The REPL And main Are Different Entry Points
Java often trains you to think in terms of public static void main. Clojure has -main too, but the REPL is a different way in.
With -main, you normally:
- hand the program some arguments
- let it run one path
- inspect output after the fact
With the REPL, you normally:
- connect to the running environment
- call small pieces directly
- inspect values as you go
- try alternative paths without restarting everything
That is why REPL work often feels closer to “probing a live system” than to “launching a script.”
What The REPL Does Not Replace
The REPL is powerful, but it is not the whole workflow.
It does not replace:
- source control
- tests
- thoughtful design
- profiling
- production-like verification
The official REPL-aided development guidelines make this explicit: the REPL gives you velocity, but velocity is not the same thing as progress. If you are only poking at local details, it is easy to lose the bigger design problem.
A Better Mental Model
For a Java developer, the best first mental model is:
The REPL is a live doorway into my program where I can evaluate real code in real namespaces against real data.
That is more useful than:
- “The REPL is a terminal calculator”
- “The REPL is a replacement for tests”
- “The REPL is just JShell but for Clojure”

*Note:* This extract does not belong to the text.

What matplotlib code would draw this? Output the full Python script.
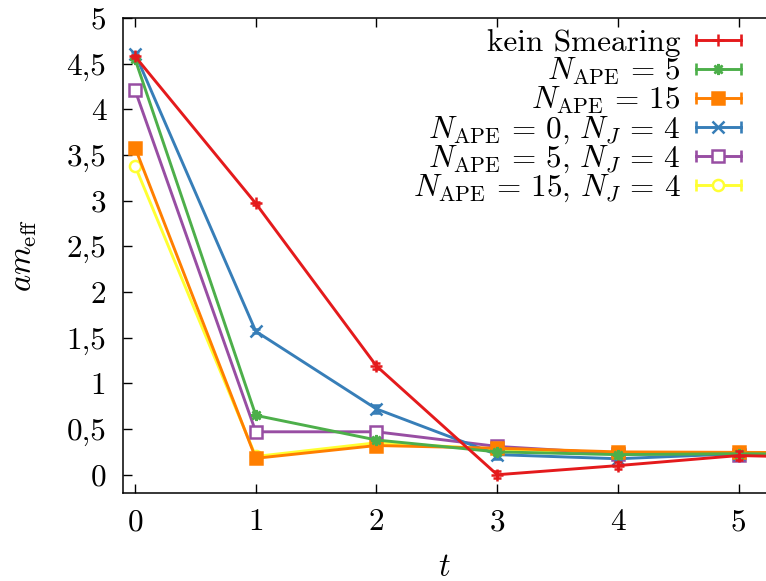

There is some overlap with JShell, but Clojure leans much harder into designing the language and tooling around interactive use.
The Small Habit That Changes Everything
Once you understand the REPL, one habit starts to pay off immediately:
Instead of asking, “How do I run the whole application to see if this idea works?”
start asking:
“What is the smallest form, function, or namespace I can evaluate right now to learn something useful?”

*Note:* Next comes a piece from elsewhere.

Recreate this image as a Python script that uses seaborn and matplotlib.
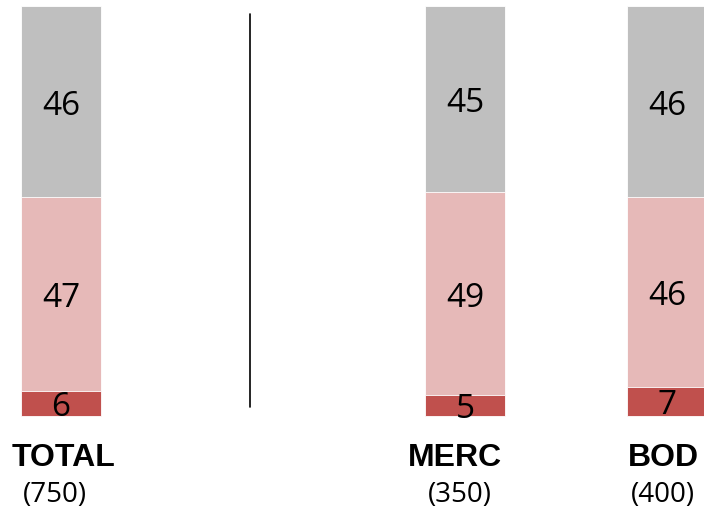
import matplotlib

matplotlib.use("Agg")

import matplotlib.pyplot as plt
import pandas as pd
import seaborn as sns

GROUPS = ["TOTAL", "MERC", "BOD"]
SAMPLE_SIZES = [750, 350, 400]
LOW = [6, 5, 7]
MID = [47, 49, 46]
HIGH = [46, 45, 46]

COLORS = {"low": "#C0504D", "mid": "#E6B9B8", "high": "#BFBFBF"}
ORDER = ["TOTAL", "gap", "MERC", "BOD"]
# small horizontal nudges for the labels under each bar (name, sample size)
LABEL_NUDGE = {"TOTAL": (0.01, -0.03), "MERC": (-0.05, -0.025), "BOD": (-0.02, -0.02)}

sns.set_theme(style="white")
plt.rcParams["font.family"] = ["Open Sans", "DejaVu Sans"]
plt.rcParams["text.color"] = "black"

df = pd.DataFrame({"group": GROUPS, "n": SAMPLE_SIZES, "low": LOW, "mid": MID, "high": HIGH})
df["cum_low"] = df["low"]
df["cum_mid"] = df["low"] + df["mid"]
df["cum_high"] = df["low"] + df["mid"] + df["high"]

fig = plt.figure(figsize=(7.04, 5.10), dpi=100)
ax = fig.add_axes([0, 0, 1, 1])

# stacked bars drawn as overlapping cumulative totals
for col, key in [("cum_high", "high"), ("cum_mid", "mid"), ("cum_low", "low")]:
    sns.barplot(data=df, x="group", y=col, order=ORDER, color=COLORS[key],
                width=0.4, saturation=1, ax=ax, edgecolor="white", linewidth=0.6)

for _, row in df.iterrows():
    xi = ORDER.index(row["group"])
    dx_name, dx_n = LABEL_NUDGE[row["group"]]
    ax.text(xi, row["low"] / 2 - 0.8, f"{row['low']}", ha="center", va="center", fontsize=24)
    ax.text(xi, row["low"] + row["mid"] / 2 - 0.9, f"{row['mid']}", ha="center", va="center", fontsize=24)
    ax.text(xi, row["cum_mid"] + row["high"] / 2 - 0.9, f"{row['high']}", ha="center", va="center", fontsize=24)
    ax.text(xi + dx_name, -10.0, row["group"], ha="center", va="center", fontsize=23,
            fontweight="bold", family="Liberation Sans")
    ax.text(xi + dx_n, -18.8, f"({row['n']})", ha="center", va="center", fontsize=20)

ax.plot([0.936, 0.936], [2.2, 97.1], color="black", linewidth=1.2)

ax.set_xlim(-0.302, 3.183)
ax.set_ylim(-22.46, 100.7)
ax.set_axis_off()

fig.savefig("out.png", dpi=100)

That question is the gateway to real REPL-driven development.
Knowledge Check: What The REPL Is Really For
### What does the REPL acronym stand for?
- [x] Read, Eval, Print, Loop
- [ ] Run, Execute, Print, Launch
- [ ] Read, Edit, Preview, Load
- [ ] Reload, Execute, Parse, Link
> **Explanation:** A REPL reads a form, evaluates it, prints the result, and then loops for the next form.

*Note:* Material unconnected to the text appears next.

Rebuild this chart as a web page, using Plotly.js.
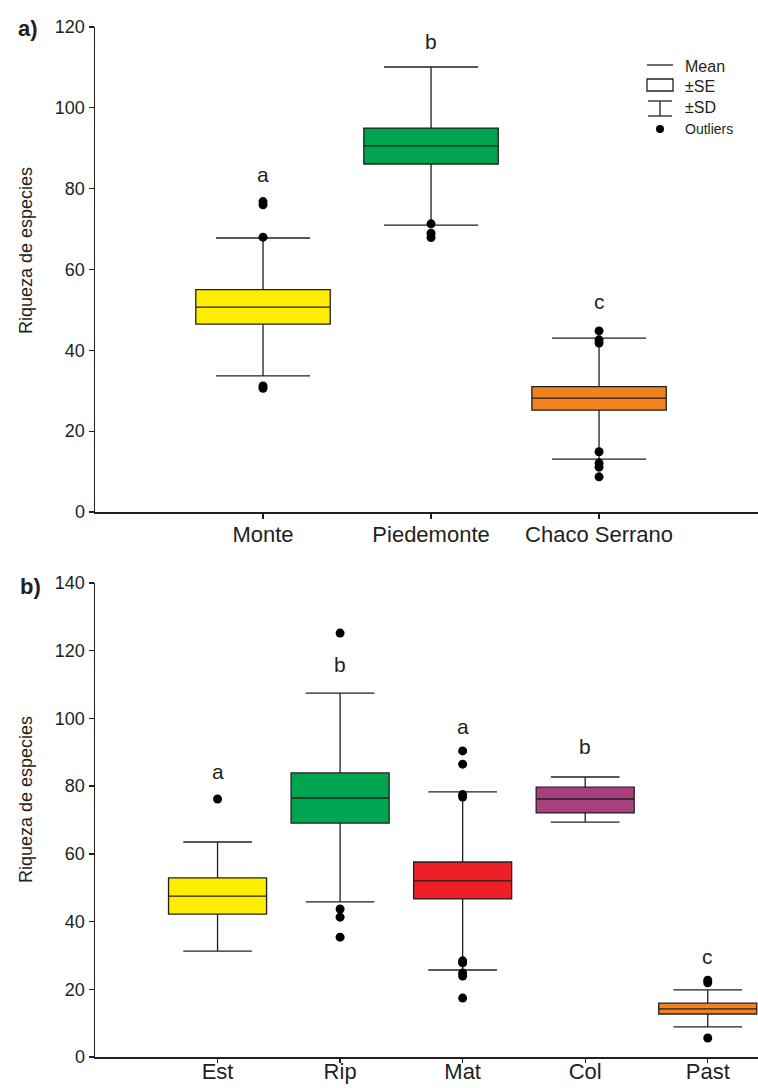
<!DOCTYPE html>
<html><head><meta charset="utf-8">
<script src="https://cdn.plot.ly/plotly-3.0.1.min.js"></script>
<style>html,body{margin:0;padding:0;background:#fff}</style>
</head><body><div id="chart" style="width:758px;height:1088px"></div>
<script>
// ---- Panel a) ----
const catsA = ['Monte', 'Piedemonte', 'Chaco Serrano'];
const meanA = [50.7, 90.6, 28.2];
const seLowA = [46.5, 86.1, 25.2];
const seHighA = [55.0, 95.0, 31.0];
const sdLowA = [33.7, 71.0, 13.1];
const sdHighA = [67.8, 110.1, 43.0];
const colorsA = ['#FFED00', '#00A551', '#F0831E'];
const outlierCatA = ['Monte', 'Monte', 'Monte', 'Monte', 'Monte',
  'Piedemonte', 'Piedemonte', 'Piedemonte',
  'Chaco Serrano', 'Chaco Serrano', 'Chaco Serrano', 'Chaco Serrano', 'Chaco Serrano', 'Chaco Serrano', 'Chaco Serrano'];
const outlierValA = [76.8, 76.0, 68.0, 31.2, 30.6,
  71.3, 69.0, 67.9,
  44.8, 42.6, 41.8, 14.9, 12.1, 11.1, 8.7];
const lettersA = ['a', 'b', 'c'];
const letterYA = [83.4, 116.3, 52.2];
const yTicksA = [0, 20, 40, 60, 80, 100, 120];

// ---- Panel b) ----
const catsB = ['Est', 'Rip', 'Mat', 'Col', 'Past'];
const meanB = [47.5, 76.5, 52.0, 76.2, 14.2];
const seLowB = [42.2, 69.1, 46.7, 72.1, 12.7];
const seHighB = [52.9, 83.9, 57.6, 79.7, 15.9];
const sdLowB = [31.3, 45.8, 25.7, 69.4, 8.9];
const sdHighB = [63.5, 107.5, 78.3, 82.7, 19.8];
const colorsB = ['#FFED00', '#00A551', '#EE2027', '#A8407F', '#F0831E'];
const outlierCatB = ['Est', 'Rip', 'Rip', 'Rip', 'Rip',
  'Mat', 'Mat', 'Mat', 'Mat', 'Mat', 'Mat', 'Mat', 'Mat', 'Mat',
  'Past', 'Past', 'Past'];
const outlierValB = [76.2, 125.2, 43.7, 41.3, 35.4,
  90.4, 86.5, 77.5, 76.8, 28.4, 27.8, 24.8, 23.9, 17.4,
  22.7, 21.9, 5.6];
const lettersB = ['a', 'b', 'a', 'b', 'c'];
const letterYB = [84.2, 115.8, 97.5, 91.8, 29.8];
const yTicksB = [0, 20, 40, 60, 80, 100, 120, 140];

const legendLabels = ['Mean', '±SE', '±SD', 'Outliers'];

// ---- build ----
const INK = '#231F20';
const FONT = 'Liberation Sans, Arial, sans-serif';
const W = 758, H = 1088, ML = 95;
const px = x => (x - ML) / (W - ML);
const py = y => (H - y) / H;

const traces = [];
function addPanel(cats, mean, seL, seH, sdL, sdH, colors, oc, ov, xa, ya) {
  cats.forEach((c, i) => {
    traces.push({
      type: 'box', xaxis: xa, yaxis: ya,
      x: [c], q1: [seL[i]], median: [mean[i]], q3: [seH[i]],
      lowerfence: [sdL[i]], upperfence: [sdH[i]],
      width: 0.8, whiskerwidth: 0.7,
      fillcolor: colors[i], line: {color: INK, width: 1.3},
      showlegend: false, hoverinfo: 'skip'
    });
  });
  traces.push({
    type: 'scatter', mode: 'markers', xaxis: xa, yaxis: ya,
    x: oc, y: ov, marker: {color: '#000', size: 9},
    showlegend: false, hoverinfo: 'skip'
  });
}
addPanel(catsA, meanA, seLowA, seHighA, sdLowA, sdHighA, colorsA, outlierCatA, outlierValA, 'x', 'y');
addPanel(catsB, meanB, seLowB, seHighB, sdLowB, sdHighB, colorsB, outlierCatB, outlierValB, 'x2', 'y2');

const annotations = [];
const ann = o => annotations.push(Object.assign({showarrow: false, xanchor: 'center', yanchor: 'middle'}, o));
lettersA.forEach((t, i) => ann({xref: 'x', yref: 'y', x: catsA[i], y: letterYA[i], text: t, font: {size: 21, color: INK, family: FONT}}));
lettersB.forEach((t, i) => ann({xref: 'x2', yref: 'y2', x: catsB[i], y: letterYB[i], text: t, font: {size: 21, color: INK, family: FONT}}));
ann({xref: 'paper', yref: 'paper', x: px(28), y: py(29), text: '<b>a)</b>', font: {size: 22, color: INK, family: FONT}});
ann({xref: 'paper', yref: 'paper', x: px(30), y: py(586), text: '<b>b)</b>', font: {size: 22, color: INK, family: FONT}});
ann({xref: 'paper', yref: 'paper', x: px(26), y: py(251), text: 'Riqueza de especies', textangle: -90, font: {size: 18, color: INK, family: FONT}});
ann({xref: 'paper', yref: 'paper', x: px(26), y: py(800), text: 'Riqueza de especies', textangle: -90, font: {size: 18, color: INK, family: FONT}});
const legY = [66, 86, 108, 129];
legendLabels.forEach((t, i) => ann({xref: 'paper', yref: 'paper', x: px(683), y: py(legY[i]), xanchor: 'left', text: t, font: {size: i === 3 ? 14 : 16, color: INK, family: FONT}}));

const shapes = [
  {type: 'line', xref: 'paper', yref: 'paper', x0: px(647), x1: px(673), y0: py(65), y1: py(65), line: {color: INK, width: 1.3}},
  {type: 'rect', xref: 'paper', yref: 'paper', x0: px(647), x1: px(673), y0: py(79), y1: py(91), line: {color: INK, width: 1.3}},
  {type: 'line', xref: 'paper', yref: 'paper', x0: px(648), x1: px(672), y0: py(101), y1: py(101), line: {color: INK, width: 1.3}},
  {type: 'line', xref: 'paper', yref: 'paper', x0: px(648), x1: px(672), y0: py(116), y1: py(116), line: {color: INK, width: 1.3}},
  {type: 'line', xref: 'paper', yref: 'paper', x0: px(660), x1: px(660), y0: py(101), y1: py(116), line: {color: INK, width: 1.3}},
  {type: 'circle', xref: 'paper', yref: 'paper', x0: px(656), x1: px(664), y0: py(125), y1: py(133), fillcolor: '#000', line: {color: '#000', width: 0}}
];

const axisCommon = {
  showline: true, linecolor: INK, linewidth: 1.5, ticks: 'outside', ticklen: 5,
  tickcolor: INK, tickwidth: 1.3, showgrid: false, zeroline: false, fixedrange: true
};
const layout = {
  width: W, height: H,
  margin: {l: ML, r: 0, t: 0, b: 0},
  paper_bgcolor: '#fff', plot_bgcolor: '#fff',
  font: {family: FONT, color: INK},
  showlegend: false,
  xaxis: Object.assign({}, axisCommon, {anchor: 'y', domain: [0, 1], type: 'category', range: [-1, 2.946], ticklabelstandoff: -3, tickfont: {size: 22, color: INK}}),
  yaxis: Object.assign({}, axisCommon, {anchor: 'x', domain: [py(512), py(27)], range: [0, 120], tickvals: yTicksA, tickfont: {size: 18, color: INK}}),
  xaxis2: Object.assign({}, axisCommon, {anchor: 'y2', domain: [0, 1], type: 'category', range: [-1, 4.41], ticklen: 4, ticklabelstandoff: -10, tickfont: {size: 22, color: INK}}),
  yaxis2: Object.assign({}, axisCommon, {anchor: 'x2', domain: [py(1057), py(583)], range: [0, 140], tickvals: yTicksB, tickfont: {size: 18, color: INK}}),
  annotations: annotations,
  shapes: shapes
};
Plotly.newPlot('chart', traces, layout, {staticPlot: true, displayModeBar: false});
</script>
</body></html>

### Why is the REPL more than just a faster calculator?
- [x] Because it can serve as a live interface to real program code, namespaces, and data.
- [ ] Because it permanently writes all input back to source files.
- [ ] Because it replaces the JVM.
- [ ] Because it automatically creates tests for every expression.
> **Explanation:** The REPL can load project code, inspect state, and support debugging and development workflows, not just arithmetic.
### What does the `user=>` prompt tell you?
- [x] That your current namespace is `user`
- [ ] That your application has fully started
- [ ] That the REPL is running in production mode
- [ ] That all libraries are loaded globally
> **Explanation:** The prompt includes the current namespace, which matters for symbol resolution and helper availability.
### What is a key benefit of the REPL compared to the usual Java compile-run cycle?
- [x] You can test small pieces of code immediately in a live process.
- [ ] You never need tests or source files.
- [ ] You no longer need namespaces.
- [ ] You can only evaluate one expression per session.
> **Explanation:** The REPL shortens the feedback loop by letting you experiment directly instead of building a full run around every small question.
### What is a healthy way to think about the REPL?
- [x] As one powerful user interface to your program, alongside tests and other tools
- [ ] As a replacement for all development workflows
- [ ] As a mandatory production deployment mechanism
- [ ] As a way to avoid learning namespaces
> **Explanation:** The REPL is powerful, but it works best as part of a broader engineering workflow rather than as the only tool you use.